Alrededor de diez millones y medio de españoles hemos formado parte, sin saberlo y de un día para otro, de un experimento a lo bestia sobre el teletrabajo. Yo he sido una de esas personas, así que esto que leen no es solo opinión sino experiencia propia. Resumiendo les diré que la experiencia no me ha gustado nada, pero que estoy convencida de que el trabajo a distancia ha venido para quedarse. Así que más nos vale aprender de los errores para poder mejorar en futuros ensayos.
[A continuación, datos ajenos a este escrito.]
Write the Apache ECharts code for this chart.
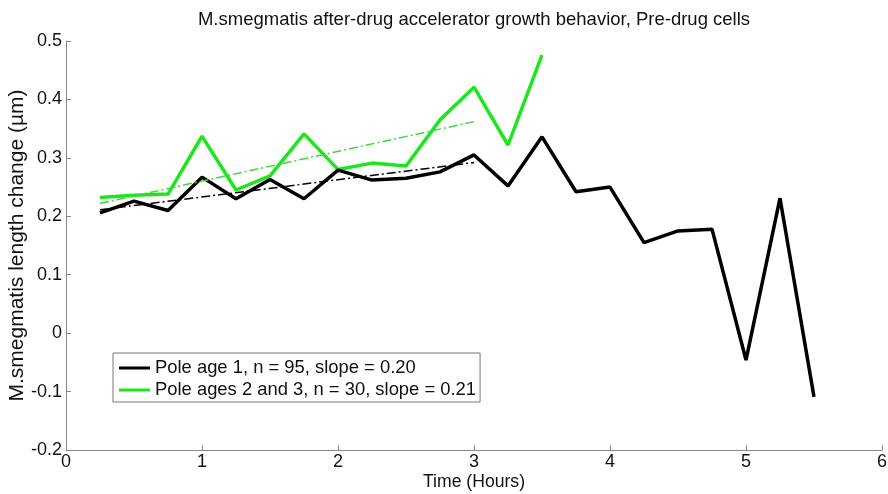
<!DOCTYPE html>
<html>
<head>
<meta charset="utf-8">
<script src="https://cdn.jsdelivr.net/npm/echarts@6/dist/echarts.min.js"></script>
<style>
  html, body { margin: 0; padding: 0; background: #fff; }
  #chart { width: 888px; height: 494px; }
</style>
</head>
<body>
<div id="chart"></div>
<script>
// Sampling times (hours)
const times = [0.25, 0.5, 0.75, 1.0, 1.25, 1.5, 1.75, 2.0, 2.25, 2.5, 2.75,
               3.0, 3.25, 3.5, 3.75, 4.0, 4.25, 4.5, 4.75, 5.0, 5.25, 5.5];

// Mean length change (µm), pole age 1
const poleAge1 = [0.206, 0.226, 0.210, 0.267, 0.230, 0.263, 0.230, 0.279, 0.262, 0.265, 0.276,
                  0.305, 0.252, 0.336, 0.242, 0.250, 0.155, 0.175, 0.178, -0.046, 0.231, -0.109];

// Mean length change (µm), pole ages 2 and 3
const poleAge23 = [0.232, 0.236, 0.238, 0.337, 0.245, 0.269, 0.341, 0.280, 0.291, 0.286, 0.365,
                   0.421, 0.322, 0.476];

// Linear fits over 0.25–3 h
const fitTimes = [0.25, 3.0];
const fitAge1 = [0.211, 0.292];
const fitAge23 = [0.222, 0.362];

const legendNames = ['Pole age 1, n = 95, slope = 0.20',
                     'Pole ages 2 and 3, n = 30, slope = 0.21'];

const pairs = (xs, ys) => ys.map((v, i) => [xs[i], v]);

const FONT = 'Liberation Sans, Arial, sans-serif';
const BLACK = '#000000';
const GREEN = '#1ee61e';

const chart = echarts.init(document.getElementById('chart'), null, { renderer: 'canvas' });

chart.setOption({
  animation: false,
  backgroundColor: '#ffffff',
  title: {
    text: 'M.smegmatis after-drug accelerator growth behavior, Pre-drug cells',
    left: 474, top: 10, textAlign: 'center', padding: 0,
    textStyle: { fontFamily: FONT, fontSize: 18.5, fontWeight: 'normal', color: '#111' }
  },
  grid: { left: 66, right: 6, top: 41, bottom: 44, containLabel: false, outerBoundsMode: 'none' },
  legend: {
    data: legendNames,
    orient: 'vertical',
    left: 113, top: 353,
    padding: [6, 4, 3, 6],
    itemGap: 4,
    itemWidth: 31, itemHeight: 3,
    icon: 'rect',
    borderColor: '#777', borderWidth: 1,
    backgroundColor: '#fff',
    textStyle: { fontFamily: FONT, fontSize: 18.4, color: '#111', lineHeight: 18 }
  },
  xAxis: {
    type: 'value', min: 0, max: 6, interval: 1,
    name: 'Time (Hours)', nameLocation: 'middle', nameGap: 23, nameMoveOverlap: false,
    nameTextStyle: { fontFamily: FONT, fontSize: 17.6, color: '#111' },
    axisLine: { show: true, onZero: false, lineStyle: { color: '#888', width: 1 } },
    axisTick: { show: true, inside: true, length: 5, lineStyle: { color: '#888' } },
    axisLabel: { fontFamily: FONT, fontSize: 18, color: '#111', margin: 3 },
    splitLine: { show: false }
  },
  yAxis: {
    type: 'value', min: -0.2, max: 0.5, interval: 0.1,
    name: 'M.smegmatis length change (µm)', nameLocation: 'middle', nameGap: 38, nameMoveOverlap: false,
    nameTextStyle: { fontFamily: FONT, fontSize: 21, color: '#111' },
    axisLine: { show: true, onZero: false, lineStyle: { color: '#888', width: 1 } },
    axisTick: { show: true, inside: true, length: 5, lineStyle: { color: '#888' } },
    axisLabel: {
      fontFamily: FONT, fontSize: 18, color: '#111', margin: 4,
      formatter: v => (Math.abs(v) < 1e-9 ? '0' : String(Math.round(v * 10) / 10))
    },
    splitLine: { show: false }
  },
  series: [
    {
      name: legendNames[0], type: 'line', data: pairs(times, poleAge1),
      showSymbol: false, color: BLACK, z: 4,
      lineStyle: { color: BLACK, width: 3.5 }
    },
    {
      name: legendNames[1], type: 'line', data: pairs(times, poleAge23),
      showSymbol: false, color: GREEN, z: 3,
      lineStyle: { color: GREEN, width: 3.5 }
    },
    {
      name: 'fit1', type: 'line', data: pairs(fitTimes, fitAge1),
      showSymbol: false, z: 5,
      lineStyle: { color: BLACK, width: 1.5, type: [9, 3, 2, 3] }
    },
    {
      name: 'fit23', type: 'line', data: pairs(fitTimes, fitAge23),
      showSymbol: false, z: 5,
      lineStyle: { color: '#3bd83b', width: 1.5, type: [9, 3, 2, 3] }
    }
  ]
});
</script>
</body>
</html>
Dicen que el descontento, más bien generalizado, proviene de que las condiciones iniciales no fueron las idóneas: ha sido asumido por obligación, hemos tenido que formarnos sobre la marcha, muchos teletrabajadores no tenían un espacio adecuado que permitiera separar lo laboral y lo personal y encima los niños estaban en casa. Sumemos a estos inconvenientes, que quizás tendrían arreglo con menor improvisación, la cuestión de los horarios. Se sabe que el confinamiento ha alargado la jornada laboral entre dos y tres horas más al día. En ciertos casos habrá sido por miedo a perder el trabajo, pero ha habido también mucha necesidad de mostrar compromiso, y todo junto ha generado un bucle interminable: cuanto más conectada estabas, más tareas había pendientes. Conclusión apresurada: la eficiencia no es aliada del teletrabajo. Y otra, peor aún: el teletrabajo es lo más parecido a la esclavitud. Lo dijo Jordi Évole, que también sufrió en carne propia los daños colaterales del invento.

Asumir el reto de teletrabajar durante la pandemia ha tenido mucho de antinatural, es cierto, y quizás no se hayan podido apreciar las bondades que se le atribuyen. Pero también ha avisado sobre ciertos riesgos: esta forma de organización laboral impide el intercambio de información, penaliza la creatividad, aumenta la desigualdad (¿cuántos trabajadores con sueldos bajos podrán asumir los requisitos para trabajar desde casa?) y, al menos durante estos meses, ha ahondado la brecha de género. Y no solo incrementa la carga de trabajo, también atomiza y distancia la relación entre compañeros, de modo que las reivindicaciones laborales se difuminan sutilmente. Para colmo, no hay legislación aún. Con estos peligros el teletrabajo no es bueno para la sociedad, pero sí lo será para muchas empresas, que lo convertirán en refinado instrumento que debilite la fuerza de los trabajadores. La teleexplotación también existe, y aprender la lección depende de nosotros.